Treatment of Interest Income

Interest accrues daily on the Federal government Treasury-bills and Federal government bonds. We calculate the interest as earned in a daily mark-to-market and thus the closing index level includes the interest income accrued that day. However, interest is not earned on the accrued interest. The actual interest is deemed to be received when paid on the specific payment dates, and is then reinvested in Treasury-bills.

Treatment of Dividend income

IPUs generally pay dividends quarterly (TIPS and SPDRs) or annually (WEBS). No accrual of dividends is assumed. The actual dividend income is deemed to be received on the payment date and is immediately reinvested in the Treasury – bills, subject to rebalancing on April 1.

Whole Numbers Only

No fractional bonds, shares or units are purchased. Instead, purchases are rounded down to whole numbers and the remainder is allocated to the cash account.

Index Reporting

Each index is marked-to-market in Canadian dollars at the close of markets each day. The indexes are reported in the Financial Post daily and reflect any surplus cash, accrued interest and closing bond, share and units values.

Annual Rebalancing

Each of the portfolios is rebalanced back to the target weights annually on April 1. Rebalancing is the process of bringing a portfolio back in line with a target structure when the deviation is caused by fluctuations in market values. The FPX portfolio rebalancing is not conducted precisely to the weights since we do not purchase or sell fractional bonds, shares or units.
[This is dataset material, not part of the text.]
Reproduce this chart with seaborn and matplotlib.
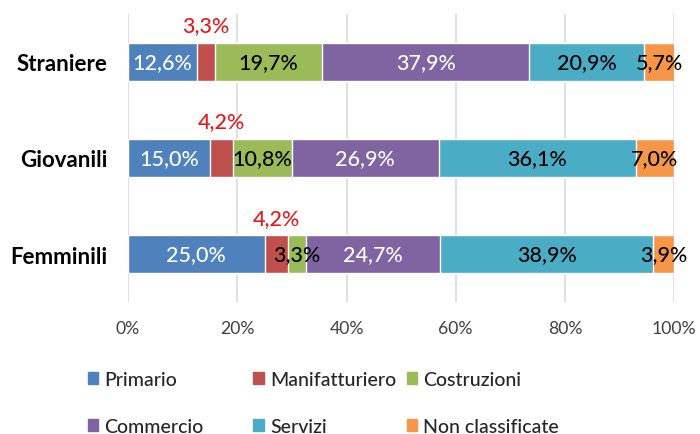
import matplotlib
matplotlib.use("Agg")
import matplotlib.pyplot as plt
import matplotlib.patches as mpatches
import numpy as np
import pandas as pd
import seaborn as sns

categories = ["Straniere", "Giovanili", "Femminili"]
sectors = ["Primario", "Manifatturiero", "Costruzioni", "Commercio", "Servizi", "Non classificate"]
primario = [12.6, 15.0, 25.0]
manifatturiero = [3.3, 4.2, 4.2]
costruzioni = [19.7, 10.8, 3.3]
commercio = [37.9, 26.9, 24.7]
servizi = [20.9, 36.1, 38.9]
non_classificate = [5.7, 7.0, 3.9]
xticks = [0, 20, 40, 60, 80, 100]

colors = ["#4F81BD", "#C0504D", "#9BBB59", "#8064A2", "#4BACC6", "#F79646"]
label_colors = ["white", "#E31A1C", "black", "white", "black", "black"]

sns.set_style("white")
plt.rcParams["font.family"] = ["Lato", "DejaVu Sans"]

df = pd.DataFrame(
    [primario, manifatturiero, costruzioni, commercio, servizi, non_classificate],
    index=sectors, columns=categories,
).T
cum = df.cumsum(axis=1)

fig = plt.figure(figsize=(7, 4.35), dpi=100)
ax = fig.add_axes([0.183, 0.303, 0.780, 0.663])

# draw cumulative bars from the last sector to the first so each overlays the next
for i in range(len(sectors) - 1, -1, -1):
    s = sectors[i]
    plot_df = pd.DataFrame({"cat": categories, "val": cum[s].values})
    sns.barplot(data=plot_df, x="val", y="cat", orient="h", color=colors[i],
                saturation=1, width=0.4, ax=ax, zorder=2)

ax.set_xlim(0, 100)
ax.set_ylim(2.5, -0.5)
ax.set_xticks(xticks)
ax.set_xticklabels([f"{t}%" for t in xticks], fontsize=12.7, color="#404040")
ax.tick_params(axis="x", length=0, pad=13)
ax.tick_params(axis="y", length=0, pad=15)
ax.set_yticks(range(len(categories)))
ax.set_yticklabels(categories, fontsize=16, fontweight="bold", color="black")
ax.set_xlabel("")
ax.set_ylabel("")
for sp in ax.spines.values():
    sp.set_visible(False)
ax.xaxis.grid(True, color="#D9D9D9", linewidth=1.2, zorder=0)
ax.set_axisbelow(True)

# data labels
for j, cat in enumerate(categories):
    left = 0
    for i, s in enumerate(sectors):
        v = df.loc[cat, s]
        txt = f"{v:.1f}%".replace(".", ",")
        xc = left + v / 2
        if s == "Manifatturiero":
            ax.text(xc, j - 0.38, txt, ha="center", va="center", fontsize=15.5,
                    color=label_colors[i], fontweight="medium", zorder=5)
        else:
            ax.text(xc, j, txt, ha="center", va="center", fontsize=15.5,
                    color=label_colors[i], fontweight="medium", zorder=5)
        left += v

# legend: three columns with fixed positions, filled row by row
col_x = [0.125, 0.362, 0.581]
for c in range(3):
    idx = [c, c + 3]
    handles = [mpatches.Patch(color=colors[k], label=sectors[k]) for k in idx]
    fig.legend(handles=handles, loc="center left", bbox_to_anchor=(col_x[c], 0.072),
               frameon=False, prop={"size": 14, "weight": "medium"},
               handlelength=0.55, handleheight=0.55,
               handletextpad=0.3, labelspacing=1.55, borderpad=0, borderaxespad=0)

fig.savefig("out.png", dpi=100)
Commissions and other Transactions costs

Commissions and other transactions costs (other than the bid/ask spreads that are implicit in market pricing) are not included in the index calculations.

We estimate the initial commissions associated with purchasing a $100,000 version of each of the three portfolios as follows:

  • FPX income $325
  • FPX balanced $700
  • FPX growth $975

No taxes, personal or otherwise are included in the calculations, nor are the withholding taxes which are charged on SPDRs and WEBS distributions.